First, some background. Given an arbitrary triangle ABC, draw squares on each side. Label the centers of the squares D, E, F. This forms another triangle DEF. Figure 1 indicates the basic construction (draw a perpendicular bisector half the length of the side ). ABC does not need to be a right angle triangle.

**Figure 1: Constructing square centers**

Now, it is fascinating to find that if squares are drawn on the second triangle DEF, but the *squares are drawn inward* rather than outward, the centers land on the mid points of the original triangle ABC. This is shown in Figure 2: JG is the inward perpendicular bisector of side EF, with JG = JE = JF. G is found to bisect side BC.

**Figure 2: Outer squares -> Inner Squares -> midpoints**

Now, let’s ask what would happen if we started with triangle ABC, but constructed the inner squares instead of outer squares, on it. Thus we have triangle DEF in figure 3 below, constructed on centers of inner squares.

Figure 3: Centers of Inner Squares on Triangle ABC

Now, it is natural to expect that the centers of outer squares drawn on DEF will fall on the midpoints of the original triangle ABC. That is, inner squares -> outer squares -> midpoints. Thus we have figure 4 below, and see that the square centers indeed fall on the midpoints of triangle ABC.

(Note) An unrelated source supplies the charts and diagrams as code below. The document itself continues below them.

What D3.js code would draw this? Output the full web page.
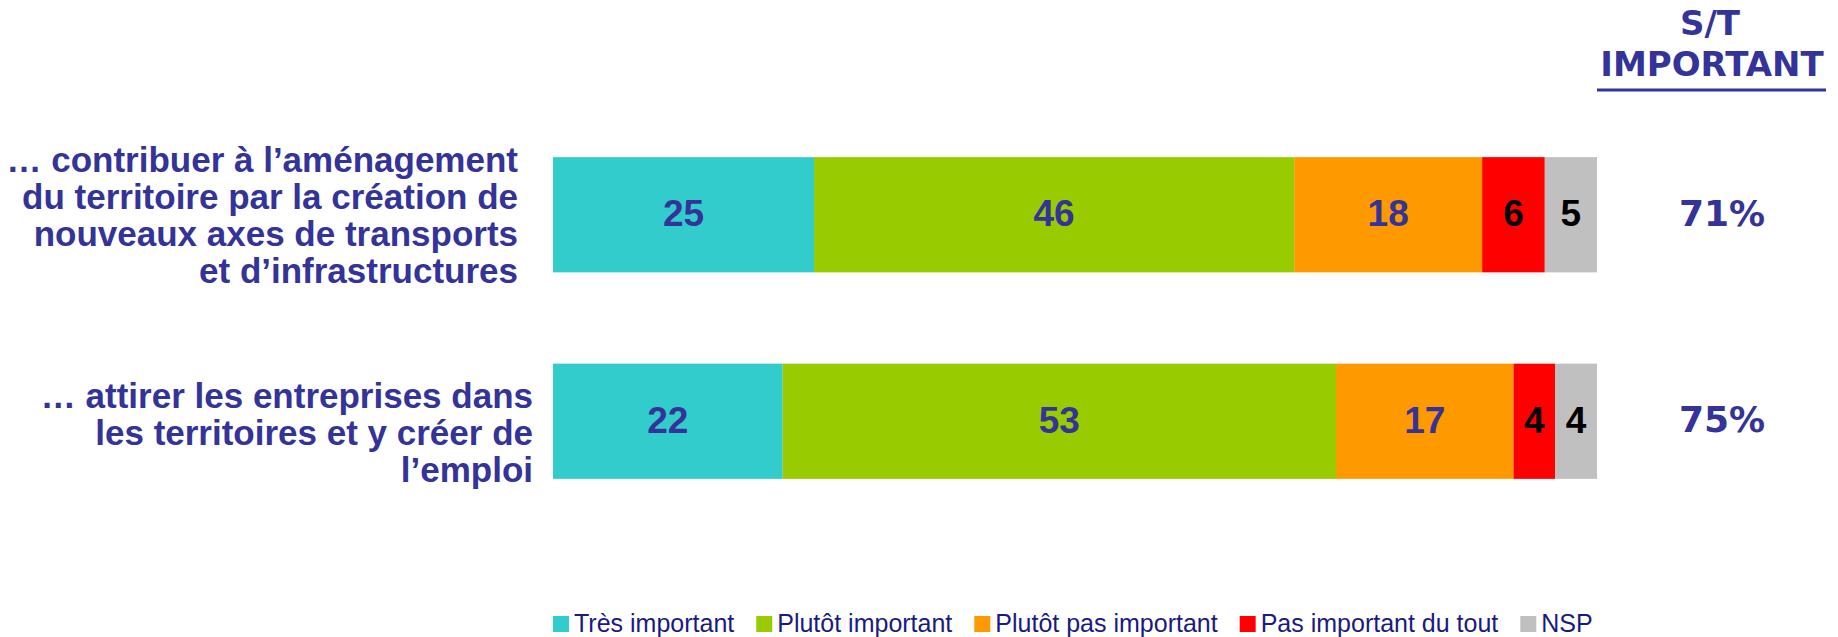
<!DOCTYPE html>
<html>
<head>
<meta charset="utf-8">
<script src="https://cdn.jsdelivr.net/npm/d3@7"></script>
<style>
    html, body { margin: 0; padding: 0; background: #fff; }
    svg { display: block; }
</style>
</head>
<body>
<div id="chart"></div>
<script>
const width = 1838;
const height = 637;

// data
const categories = ["contribuer", "attirer"];
const categoryLines = [
    ["… contribuer à l’aménagement", "du territoire par la création de", "nouveaux axes de transports", "et d’infrastructures"],
    ["… attirer les entreprises dans", "les territoires et y créer de", "l’emploi"]
];
const seriesNames = ["Très important", "Plutôt important", "Plutôt pas important", "Pas important du tout", "NSP"];
const seriesValues = [
    [25, 46, 18, 6, 5],
    [22, 53, 17, 4, 4]
];
const totalImportant = ["71%", "75%"];
const headerLines = ["S/T", "IMPORTANT"];

const colors = ["#33CCCC", "#99CC00", "#FF9900", "#FF0000", "#C0C0C0"];
const labelColors = ["#333399", "#333399", "#333399", "#000000", "#000000"];
const navy = "#333399";

const svg = d3.select("#chart").append("svg").attr("width", width).attr("height", height);

const x = d3.scaleLinear().domain([0, 100]).range([553, 1597]);
const y = d3.scaleBand().domain(categories).range([111.5, 524.5])
    .paddingInner(0.442).paddingOuter(0.221);

// stack the rows
const rows = categories.map((c, i) => {
    let acc = 0;
    return seriesValues[i].map((v, j) => {
        const seg = { cat: c, series: j, value: v, x0: acc, x1: acc + v };
        acc += v;
        return seg;
    });
});

const bars = svg.append("g");
rows.forEach(row => {
    const g = bars.append("g");
    g.selectAll("rect")
        .data(row)
        .enter()
        .append("rect")
        .attr("x", d => x(d.x0))
        .attr("y", d => y(d.cat))
        .attr("width", d => x(d.x1) - x(d.x0))
        .attr("height", y.bandwidth())
        .attr("fill", d => colors[d.series]);

    g.selectAll("text")
        .data(row)
        .enter()
        .append("text")
        .attr("x", d => (x(d.x0) + x(d.x1)) / 2)
        .attr("y", d => y(d.cat) + y.bandwidth() / 2)
        .attr("dy", "0.31em")
        .attr("text-anchor", "middle")
        .attr("font-family", "'Liberation Sans', Arial, sans-serif")
        .attr("font-weight", "bold")
        .attr("font-size", 37)
        .attr("fill", d => labelColors[d.series])
        .text(d => d.value);
});

// category labels (right aligned, multi line)
const labelRight = [518, 533];
const labelShift = [4, 15];
categories.forEach((c, i) => {
    const lines = categoryLines[i];
    const lh = 37;
    const mid = y(c) + y.bandwidth() / 2 + labelShift[i];
    const t = svg.append("text")
        .attr("text-anchor", "end")
        .attr("font-family", "'Liberation Sans', Arial, sans-serif")
        .attr("font-weight", "bold")
        .attr("font-size", 35)
        .attr("fill", navy);
    lines.forEach((line, k) => {
        t.append("tspan")
            .attr("x", labelRight[i])
            .attr("y", mid + (k - (lines.length - 1) / 2) * lh + 9)
            .text(line);
    });
});

// S/T important column
const header = svg.append("g")
    .attr("font-family", "'DejaVu Sans', Verdana, sans-serif")
    .attr("font-weight", "bold")
    .attr("fill", navy)
    .attr("text-anchor", "middle");
header.append("text").attr("x", 1710).attr("y", 35).attr("font-size", 34).text(headerLines[0]);
header.append("text").attr("x", 1712).attr("y", 76).attr("font-size", 34).text(headerLines[1]);
svg.append("line")
    .attr("x1", 1597).attr("x2", 1826)
    .attr("y1", 90).attr("y2", 90)
    .attr("stroke", navy).attr("stroke-width", 3);

svg.append("g").selectAll("text")
    .data(categories)
    .enter()
    .append("text")
    .attr("x", 1722)
    .attr("y", d => y(d) + y.bandwidth() / 2)
    .attr("dy", "0.3em")
    .attr("text-anchor", "middle")
    .attr("font-family", "'DejaVu Sans', Verdana, sans-serif")
    .attr("font-weight", "bold")
    .attr("font-size", 36)
    .attr("fill", navy)
    .text((d, i) => totalImportant[i]);

// legend
const legend = svg.append("g");
let cursor = 553;
seriesNames.forEach((name, i) => {
    legend.append("rect")
        .attr("x", cursor).attr("y", 616)
        .attr("width", 16).attr("height", 16)
        .attr("fill", colors[i]);
    const t = legend.append("text")
        .attr("x", cursor + 21)
        .attr("y", 632)
        .attr("font-family", "'Liberation Sans', Arial, sans-serif")
        .attr("font-size", 25)
        .attr("fill", "#1a1a80")
        .text(name);
    cursor += 21 + t.node().getComputedTextLength() + 22;
});
</script>
</body>
</html>
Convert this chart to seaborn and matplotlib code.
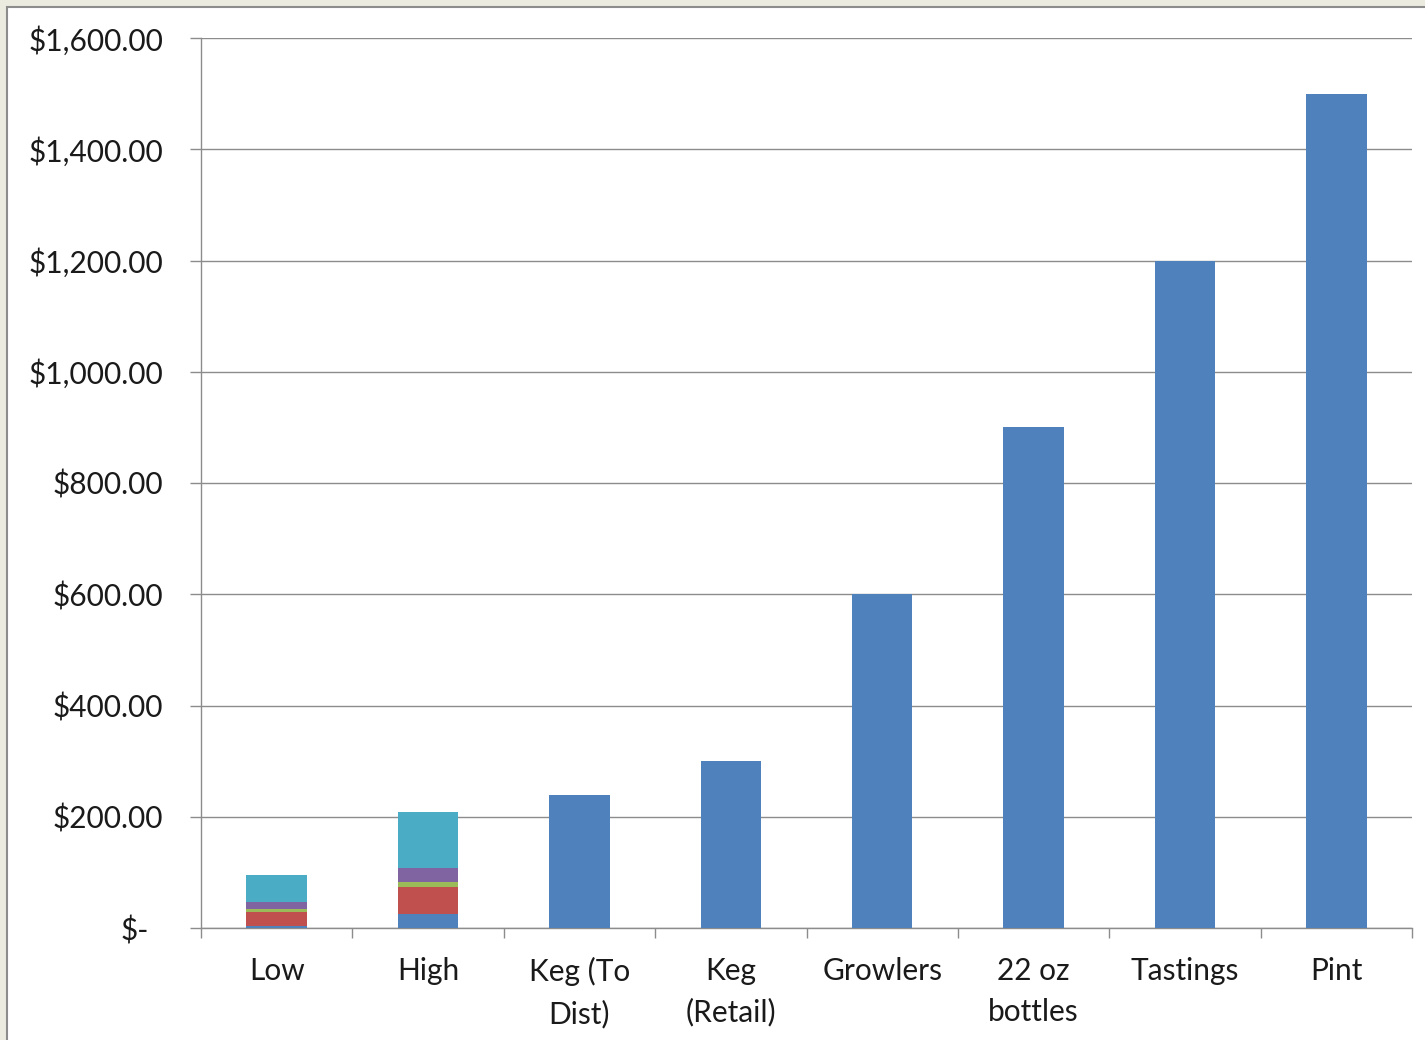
import numpy as np
import pandas as pd
import seaborn as sns
import matplotlib
matplotlib.use("Agg")
import matplotlib.pyplot as plt
from matplotlib.patches import Rectangle
from matplotlib.transforms import ScaledTranslation

# Revenue per barrel by channel; the first two bars are stacked cost breakdowns
categories = ["Low", "High", "Keg (To\nDist)", "Keg\n(Retail)", "Growlers",
              "22 oz\nbottles", "Tastings", "Pint"]
series_1 = [3, 26, 240, 300, 600, 900, 1200, 1500]
series_2 = [25, 48, 0, 0, 0, 0, 0, 0]
series_3 = [7, 9, 0, 0, 0, 0, 0, 0]
series_4 = [11, 25, 0, 0, 0, 0, 0, 0]
series_5 = [50, 100, 0, 0, 0, 0, 0, 0]
y_ticks = [0, 200, 400, 600, 800, 1000, 1200, 1400, 1600]
y_tick_labels = ["$-", "$200.00", "$400.00", "$600.00", "$800.00",
                 "$1,000.00", "$1,200.00", "$1,400.00", "$1,600.00"]

series = [series_1, series_2, series_3, series_4, series_5]
colors = ["#4F81BD", "#C0504D", "#9BBB59", "#8064A2", "#4BACC6"]

sns.set_theme(style="white")
plt.rcParams["font.family"] = ["Lato", "DejaVu Sans"]

fig = plt.figure(figsize=(14.25, 10.4), dpi=100, facecolor="#EBEBE0")
# white chart panel with a thin gray frame, kept behind the axes
panel = Rectangle((7 / 1425, -0.01), 1.02, 1 - 7 / 1040 + 0.01,
                  transform=fig.transFigure, facecolor="white",
                  edgecolor="#8C8C8C", linewidth=1.5, zorder=-10)
fig.add_artist(panel)

ax = fig.add_axes([201 / 1425, 1 - 928 / 1040, 1211 / 1425, 890 / 1040])
ax.set_facecolor("white")

# stacked bars: draw cumulative totals from the top segment down
cum = np.cumsum(np.array(series), axis=0)
for i in range(len(series) - 1, -1, -1):
    df = pd.DataFrame({"category": categories, "value": cum[i]})
    sns.barplot(data=df, x="category", y="value", color=colors[i],
                saturation=1, width=0.4, linewidth=0, ax=ax,
                zorder=3 + (len(series) - i))

ax.set_xlim(-0.5, len(categories) - 0.5)
ax.set_ylim(0, 1600)
ax.set_xlabel("")
ax.set_ylabel("")

ax.set_yticks(y_ticks)
ax.set_yticklabels(y_tick_labels, fontsize=21.5, color="#1A1A1A")
ax.tick_params(axis="y", direction="out", length=8, width=1.0,
               color="#8C8C8C", pad=19, left=True)
ax.yaxis.grid(True, color="#8C8C8C", linewidth=1.0, zorder=0)
ax.set_axisbelow(True)

# shift the zero label left, like accounting format
zero_lbl = ax.get_yticklabels()[0]
zero_lbl.set_transform(zero_lbl.get_transform() +
                       ScaledTranslation(-0.15, 0, fig.dpi_scale_trans))

ax.set_xticks(range(len(categories)))
ax.set_xticklabels(categories, fontsize=21.5, color="#1A1A1A", linespacing=1.55)
ax.tick_params(axis="x", which="major", length=0, pad=21)
ax.set_xticks(np.arange(-0.5, len(categories), 1), minor=True)
ax.tick_params(axis="x", which="minor", direction="out", length=7,
               width=1.0, color="#8C8C8C", bottom=True)

for side in ["top", "right"]:
    ax.spines[side].set_visible(False)
for side in ["left", "bottom"]:
    ax.spines[side].set_color("#8C8C8C")
    ax.spines[side].set_linewidth(1.0)

fig.savefig("out.png", dpi=100, facecolor=fig.get_facecolor())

**Figure 4: inner squares -> outer squares -> midpoints**

So where is the magic trick, the sleight of hand? Well, examine Figure 4 again. Actually, we found the midpoints thus: inner squares -> inner squares -> midpoints.

And that was really amazing to discover, that the constructions break a natural symmetry:

outer squares -> inner squares -> midpoints

inner squares -> inner squares -> midpoints.

*Note: the figures are drawn using a beautiful geometry construction software called C.A.R. (Compass and Ruler)*.

## The puzzle

For the reader who wondered what the original puzzle was, it is a set of related puzzles:

(a) Construct outward squares on a triangle ABC of any shape. Let the centers of the squares be DEF. Now, given only DEF, reconstruct the original triangle ABC.

(b) Instead of squares, draw equilateral triangles on sides of ABC. Given the centers of the equilateral triangle, reconstruct the original triangle ABC.

(c) Generalizing further: On side BC with midpoint G, draw a perpendicular GD such that GD = m * GC, where m is a real number. This generates point D. Similarly draw points E and F using sides AC and AB respectively, using the same value of m.Given DEF, reconstruct the original triangle ABC. (setting m = 1 gives puzzle (a), and so on.)

An alternative approach to draw points D E F is as follows: Draw two lines from the ends of each side at a constant angle to the side. The intersection of these two lines gives the points D E F. Then 45 degree angles gives case (a); 60 degree angles give case (b).